--- start Data block ---

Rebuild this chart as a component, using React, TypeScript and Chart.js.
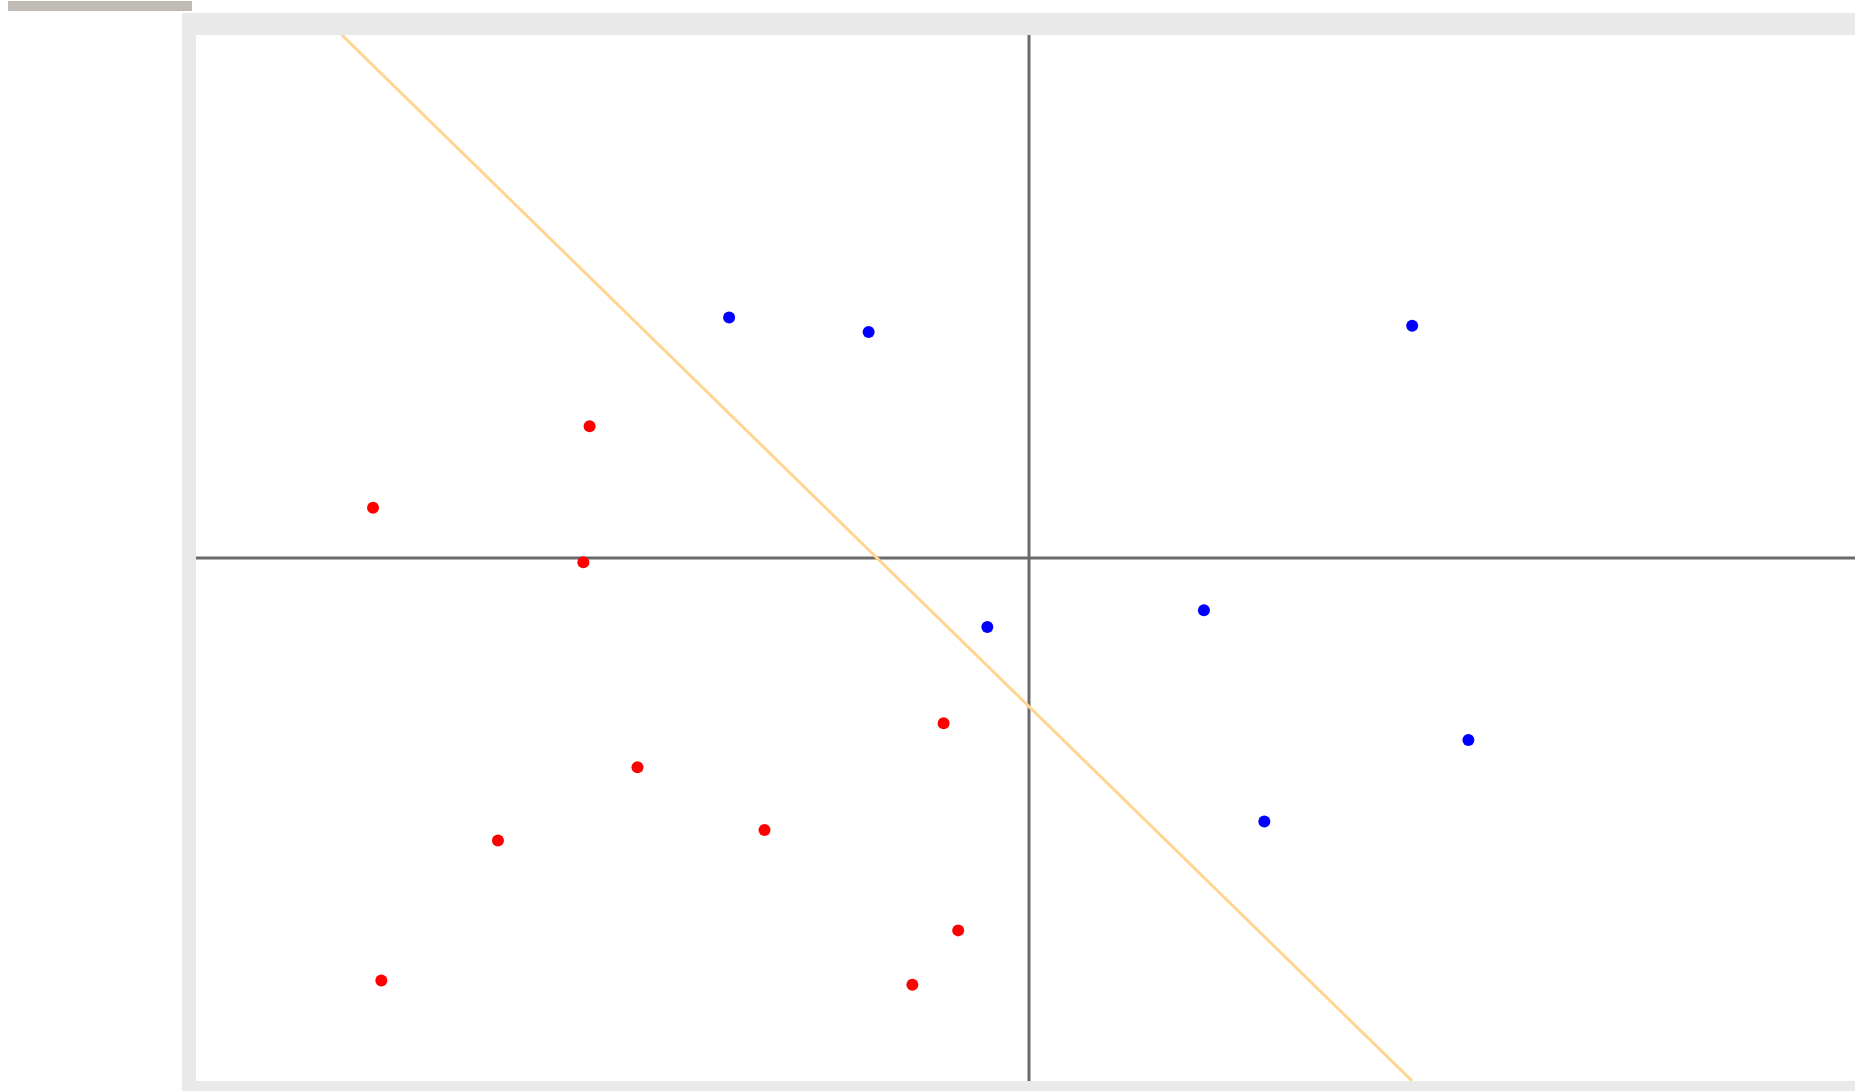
import React, { useEffect, useRef } from "react";
import { Chart, registerables } from "chart.js";

Chart.register(...registerables);

// Data (canvas-style units: x in [-400, 400], y in [-250, 250])
const blueX = [-144, -77, 184, -20, 84, 211, 113];
const blueY = [115, 108, 111, -33, -25, -87, -126];

const redX = [-211, -315, -214, -41, -188, -255, -127, -34, -311, -56];
const redY = [63, 24, -2, -79, -100, -135, -130, -178, -202, -204];

const boundaryX = [-330, 184];
const boundaryY = [250, -250];

const xRange = [-400, 400];
const yRange = [-250, 250];

const zip = (xs: number[], ys: number[]) => xs.map((x, i) => ({ x, y: ys[i] }));

export default function App() {
  const ref = useRef<HTMLCanvasElement | null>(null);

  useEffect(() => {
    if (!ref.current) return;
    const chart = new Chart(ref.current, {
      type: "scatter",
      data: {
        datasets: [
          {
            label: "x-axis",
            data: [
              { x: xRange[0], y: 0 },
              { x: xRange[1], y: 0 },
            ],
            showLine: true,
            borderColor: "#6a6a6a",
            borderWidth: 3,
            pointRadius: 0,
            order: 5,
          },
          {
            label: "y-axis",
            data: [
              { x: 0, y: yRange[0] },
              { x: 0, y: yRange[1] },
            ],
            showLine: true,
            borderColor: "#6a6a6a",
            borderWidth: 3,
            pointRadius: 0,
            order: 5,
          },
          {
            label: "boundary",
            data: zip(boundaryX, boundaryY),
            showLine: true,
            borderColor: "#ffd591",
            borderWidth: 3,
            pointRadius: 0,
            order: 3,
          },
          {
            label: "blue",
            data: zip(blueX, blueY),
            backgroundColor: "#0000ff",
            borderColor: "#0000ff",
            borderWidth: 0,
            pointRadius: 6,
            order: 1,
          },
          {
            label: "red",
            data: zip(redX, redY),
            backgroundColor: "#ff0000",
            borderColor: "#ff0000",
            borderWidth: 0,
            pointRadius: 6,
            order: 1,
          },
        ],
      },
      options: {
        animation: false,
        responsive: false,
        maintainAspectRatio: false,
        devicePixelRatio: 1,
        layout: { padding: 0, autoPadding: false } as any,
        clip: false as any,
        plugins: {
          legend: { display: false },
          tooltip: { enabled: false },
        },
        scales: {
          x: { type: "linear", min: xRange[0], max: xRange[1], display: false },
          y: { type: "linear", min: yRange[0], max: yRange[1], display: false },
        },
      },
    });
    return () => chart.destroy();
  }, []);

  return (
    <div
      style={{
        position: "fixed",
        left: 0,
        top: 0,
        width: 1855,
        height: 1091,
        overflow: "hidden",
        background: "#ffffff",
      }}
    >
      <div
        style={{
          position: "absolute",
          left: 8,
          top: 1,
          width: 184,
          height: 10,
          background: "#c0bbb4",
        }}
      />
      <div
        style={{
          position: "absolute",
          left: 182,
          top: 13,
          width: 1700,
          height: 1100,
          background: "#e9e9e9",
        }}
      />
      <div
        style={{
          position: "absolute",
          left: 196,
          top: 35,
          width: 1666,
          height: 1046,
          background: "#ffffff",
        }}
      >
        <canvas
          ref={ref}
          width={1666}
          height={1046}
          style={{ display: "block", width: 1666, height: 1046 }}
        />
      </div>
    </div>
  );
}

--- end Data block ---

- _What to do_: Return only the lines from the start of the data through the line that contains "const blueY = [115, 108, 111, -33, -25, -87, -126];", please, copying them exactly and omitting all pictures.

- _Reply to the exercise_:
Rebuild this chart as a component, using React, TypeScript and Chart.js.
import React, { useEffect, useRef } from "react";
import { Chart, registerables } from "chart.js";

Chart.register(...registerables);

// Data (canvas-style units: x in [-400, 400], y in [-250, 250])
const blueX = [-144, -77, 184, -20, 84, 211, 113];
const blueY = [115, 108, 111, -33, -25, -87, -126];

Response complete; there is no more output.